One direct driver of the less favorable outlook is sharp energy-market volatility. ADB’s baseline assumption is that oil averages $96 per barrel in 2026, compared with $69 per barrel at the start of the year prior to the Middle East conflict.
ADB said it does not rule out a worse scenario. If the conflict escalates and oil spikes in May 2026, growth for developing Asia-Pacific could fall to 4.2% in 2026 and 4.0% in 2027. In that case, inflation could rise to as high as 7.4% in 2026.
ADB added that economies dependent on fuel imports, tourism, and remittances would face the largest impact.
To help member nations manage the headwind, ADB outlined four strategic policy responses.
ADB recommends that governments avoid suppressing market signals through broad price controls or universal subsidies, which it says can waste resources and distort incentives. Instead, it argues for allowing energy prices to reflect market realities, at least partially, to reduce fiscal pressures and encourage households and businesses to conserve energy, shift to alternative fuels, and invest in renewable energy.
ADB also calls for targeted and time-bound regulation, with fiscal support focused on the most vulnerable and on key industries directly affected by higher input costs. It said such measures can cushion shocks while preserving incentives for the economy to adjust without undermining financial stability.
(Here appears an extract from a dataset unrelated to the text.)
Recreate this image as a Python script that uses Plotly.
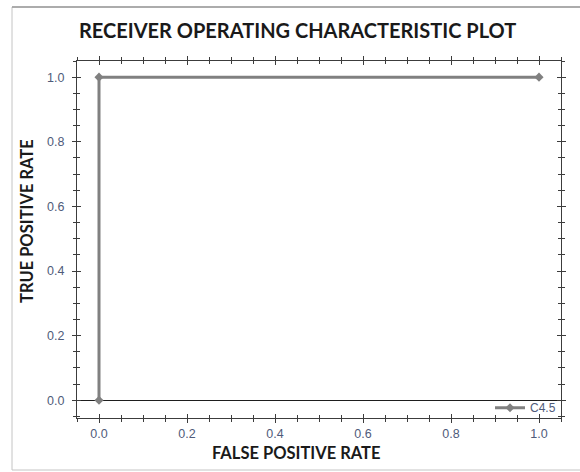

On monetary policy, ADB said central banks should act as an anchor for stability, providing targeted liquidity to maintain financial-system functioning and closely monitoring inflation expectations. It warned against over-tightening, which could hamper growth and contribute to volatile financial conditions, and said robust communications would be important to anchor market expectations.
Finally, ADB urged governments to implement energy-demand management through concrete daily actions, including cooling-temperature rules, reducing nonessential lighting, and organizing energy-saving campaigns during peak hours. It also cited flexible measures such as remote work, adjusted shift patterns, and promoting public transport and car-free days on holidays to reduce fuel demand and support a more sustainable consumption model over the long term.